(as of June 30, 2009)
Jurisdiction
Current year
Prior year
Alexandria
16.2%
7.0%
Northern Virginia (1st quarter)
16.0%
13.3%
D.C. metro area
14.9%
12.0%
Source: Grubb and Ellis, City of Alexandria
The office vacancy rate in Alexandria has climbed to its highest level in more than five years, as the city has joined a growing list of jurisdictions in the area to feel the effects of a national slump in the commercial real estate market.
As a comparison, during the last severe downturn in the commercial real estate market in the early 1990s, the office vacancy rate peaked at over 21 percent, according to city documents.
City officials did point out that the 16 percent vacancy rate includes the Victory Center Building on Eisenhower Avenue, rendering the figure a bit misleading. The building was renovated and added back to the vacancy list during the first quarter by Grubb & Ellis, a commercial real estate advisory firm.

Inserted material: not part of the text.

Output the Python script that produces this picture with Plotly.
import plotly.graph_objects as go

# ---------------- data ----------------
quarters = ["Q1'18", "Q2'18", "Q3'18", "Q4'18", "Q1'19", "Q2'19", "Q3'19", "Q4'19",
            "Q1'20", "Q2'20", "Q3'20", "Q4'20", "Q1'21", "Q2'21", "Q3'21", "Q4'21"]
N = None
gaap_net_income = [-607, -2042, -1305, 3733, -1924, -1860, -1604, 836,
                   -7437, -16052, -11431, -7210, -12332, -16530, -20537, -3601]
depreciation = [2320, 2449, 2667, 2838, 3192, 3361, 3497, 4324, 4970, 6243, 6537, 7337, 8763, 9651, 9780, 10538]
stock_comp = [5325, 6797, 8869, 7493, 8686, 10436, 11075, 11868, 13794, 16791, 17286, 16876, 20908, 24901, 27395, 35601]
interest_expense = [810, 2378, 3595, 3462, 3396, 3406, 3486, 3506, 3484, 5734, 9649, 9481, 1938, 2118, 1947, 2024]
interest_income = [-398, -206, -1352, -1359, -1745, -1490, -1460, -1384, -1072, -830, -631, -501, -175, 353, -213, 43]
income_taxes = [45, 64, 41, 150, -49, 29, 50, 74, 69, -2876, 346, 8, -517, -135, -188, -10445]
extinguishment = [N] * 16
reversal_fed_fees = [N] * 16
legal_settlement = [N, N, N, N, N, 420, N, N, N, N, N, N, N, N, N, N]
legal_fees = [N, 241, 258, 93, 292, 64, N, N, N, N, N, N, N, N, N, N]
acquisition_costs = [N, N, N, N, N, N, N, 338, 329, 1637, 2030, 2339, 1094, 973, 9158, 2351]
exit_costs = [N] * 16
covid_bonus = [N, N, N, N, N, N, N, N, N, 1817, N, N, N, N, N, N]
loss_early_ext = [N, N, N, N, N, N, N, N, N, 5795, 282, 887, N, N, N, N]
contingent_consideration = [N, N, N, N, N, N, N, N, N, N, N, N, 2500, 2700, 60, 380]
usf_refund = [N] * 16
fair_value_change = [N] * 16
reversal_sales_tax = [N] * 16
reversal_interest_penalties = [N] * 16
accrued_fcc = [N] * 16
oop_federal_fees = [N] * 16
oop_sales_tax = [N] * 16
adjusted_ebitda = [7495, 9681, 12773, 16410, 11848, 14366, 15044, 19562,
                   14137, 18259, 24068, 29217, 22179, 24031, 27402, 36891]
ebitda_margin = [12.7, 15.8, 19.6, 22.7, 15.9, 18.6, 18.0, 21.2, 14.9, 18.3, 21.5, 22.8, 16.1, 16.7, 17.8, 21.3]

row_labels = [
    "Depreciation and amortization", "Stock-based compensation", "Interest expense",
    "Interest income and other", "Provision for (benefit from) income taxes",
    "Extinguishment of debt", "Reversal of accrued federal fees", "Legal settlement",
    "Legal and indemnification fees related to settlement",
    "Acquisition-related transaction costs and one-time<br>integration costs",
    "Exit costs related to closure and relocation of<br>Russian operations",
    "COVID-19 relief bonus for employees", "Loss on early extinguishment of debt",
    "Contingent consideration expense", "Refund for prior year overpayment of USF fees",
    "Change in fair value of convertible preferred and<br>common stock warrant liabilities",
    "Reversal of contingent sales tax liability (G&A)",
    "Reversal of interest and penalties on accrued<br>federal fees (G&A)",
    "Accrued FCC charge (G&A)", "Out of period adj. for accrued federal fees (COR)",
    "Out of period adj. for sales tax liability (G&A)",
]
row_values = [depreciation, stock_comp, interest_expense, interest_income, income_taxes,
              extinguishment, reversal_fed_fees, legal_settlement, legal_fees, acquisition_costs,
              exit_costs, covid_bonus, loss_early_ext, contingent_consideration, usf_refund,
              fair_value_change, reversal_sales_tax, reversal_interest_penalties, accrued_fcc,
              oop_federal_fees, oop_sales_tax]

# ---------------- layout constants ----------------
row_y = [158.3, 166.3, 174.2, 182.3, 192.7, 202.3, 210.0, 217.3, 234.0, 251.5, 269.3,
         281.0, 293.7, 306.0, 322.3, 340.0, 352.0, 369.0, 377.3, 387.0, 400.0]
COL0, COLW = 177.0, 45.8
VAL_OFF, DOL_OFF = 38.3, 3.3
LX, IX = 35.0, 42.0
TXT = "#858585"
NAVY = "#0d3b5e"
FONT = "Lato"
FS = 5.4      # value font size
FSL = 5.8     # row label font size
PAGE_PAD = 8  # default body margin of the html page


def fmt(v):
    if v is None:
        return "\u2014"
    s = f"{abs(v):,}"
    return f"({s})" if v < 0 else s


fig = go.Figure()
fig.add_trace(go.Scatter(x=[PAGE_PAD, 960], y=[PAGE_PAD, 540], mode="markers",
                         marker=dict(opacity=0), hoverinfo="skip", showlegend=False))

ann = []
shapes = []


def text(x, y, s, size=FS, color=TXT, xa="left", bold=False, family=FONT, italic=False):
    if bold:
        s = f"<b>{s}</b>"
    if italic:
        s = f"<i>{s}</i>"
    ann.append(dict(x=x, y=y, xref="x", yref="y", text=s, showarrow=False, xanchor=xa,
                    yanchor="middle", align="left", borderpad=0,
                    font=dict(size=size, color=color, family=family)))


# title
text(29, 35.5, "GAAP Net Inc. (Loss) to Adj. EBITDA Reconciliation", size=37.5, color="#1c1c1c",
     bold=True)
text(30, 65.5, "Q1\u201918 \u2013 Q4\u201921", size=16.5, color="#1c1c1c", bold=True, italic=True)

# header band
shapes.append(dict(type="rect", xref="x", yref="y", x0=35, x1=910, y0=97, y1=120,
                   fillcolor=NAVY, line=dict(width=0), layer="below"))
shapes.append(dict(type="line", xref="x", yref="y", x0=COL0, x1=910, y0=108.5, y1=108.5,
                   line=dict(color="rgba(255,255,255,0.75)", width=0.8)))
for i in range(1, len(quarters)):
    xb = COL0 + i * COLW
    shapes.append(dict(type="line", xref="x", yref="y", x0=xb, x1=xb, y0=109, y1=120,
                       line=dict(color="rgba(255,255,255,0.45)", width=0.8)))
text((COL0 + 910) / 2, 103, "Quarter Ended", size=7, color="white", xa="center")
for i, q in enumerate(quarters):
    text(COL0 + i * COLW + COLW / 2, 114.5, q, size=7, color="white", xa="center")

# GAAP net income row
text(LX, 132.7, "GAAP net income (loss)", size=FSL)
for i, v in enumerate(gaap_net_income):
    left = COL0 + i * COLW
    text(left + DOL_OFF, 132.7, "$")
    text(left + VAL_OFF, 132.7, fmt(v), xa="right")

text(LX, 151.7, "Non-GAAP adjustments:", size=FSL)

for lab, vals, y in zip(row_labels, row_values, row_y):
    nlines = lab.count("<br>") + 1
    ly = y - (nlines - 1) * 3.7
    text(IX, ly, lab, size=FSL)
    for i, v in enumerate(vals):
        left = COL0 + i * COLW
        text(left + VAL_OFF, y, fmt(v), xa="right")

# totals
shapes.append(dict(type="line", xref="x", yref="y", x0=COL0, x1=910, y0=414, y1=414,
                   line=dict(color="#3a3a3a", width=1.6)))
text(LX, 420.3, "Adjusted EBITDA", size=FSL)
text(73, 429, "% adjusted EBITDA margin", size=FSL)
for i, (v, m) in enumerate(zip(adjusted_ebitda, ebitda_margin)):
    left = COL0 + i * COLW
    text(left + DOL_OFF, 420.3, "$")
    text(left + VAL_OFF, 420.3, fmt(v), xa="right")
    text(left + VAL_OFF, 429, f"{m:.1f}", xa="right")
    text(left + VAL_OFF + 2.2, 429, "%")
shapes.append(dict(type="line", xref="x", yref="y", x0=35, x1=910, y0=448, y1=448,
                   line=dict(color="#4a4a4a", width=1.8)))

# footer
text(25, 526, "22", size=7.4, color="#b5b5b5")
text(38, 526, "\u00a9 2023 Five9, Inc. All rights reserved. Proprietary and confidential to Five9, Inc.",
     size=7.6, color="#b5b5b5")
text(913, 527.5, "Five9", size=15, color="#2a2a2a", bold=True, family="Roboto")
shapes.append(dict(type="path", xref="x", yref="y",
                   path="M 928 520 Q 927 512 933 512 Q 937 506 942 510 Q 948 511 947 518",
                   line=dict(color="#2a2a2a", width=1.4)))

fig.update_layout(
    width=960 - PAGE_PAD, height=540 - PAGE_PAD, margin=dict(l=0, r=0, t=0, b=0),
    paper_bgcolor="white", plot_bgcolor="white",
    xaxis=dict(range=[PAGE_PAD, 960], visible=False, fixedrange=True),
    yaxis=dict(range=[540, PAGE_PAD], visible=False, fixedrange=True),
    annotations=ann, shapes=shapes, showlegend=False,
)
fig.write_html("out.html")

But the market is still trending downward. Commercial property assessments in the city are projected to drop from between 7.7 percent to 15.5 percent, with a likely drop of about 13 percent. The city is thus faced with likely service cuts — cuts that Councilman Rob Krupicka described as a “wake-up call” at the council’s recent budget retreat. Further, through August, the number of year-to-date commercial real estate sales were down 60 percent compared with August 2007.
“The commercial market is the unknown,” said Cindy Smith-Page, director of the city’s real estate assessment department.
Still, Alexandria is certainly not alone, and could actually fare better next year than its Northern Virginia neighbors. In Fairfax County, nonresidential property values are projected to drop by about 18 percent in 2011. Arlington County is anticipating a 14 percent decline in commercial assessments, and Prince William County is projecting a 25 percent drop in commercial values.
Nationally, commercial and multifamily mortgage loan originations for the third quarter were 12 percent lower than during the second quarter, and 54 percent lower than during the same period last year, according to the Mortgage Bankers Association.
“Tight credit conditions coupled with scant demand for new loans meant that commercial and multifamily mortgage originations remained low in the third quarter,” said Jamie Woodwell, MBA’s vice president of commercial real estate research.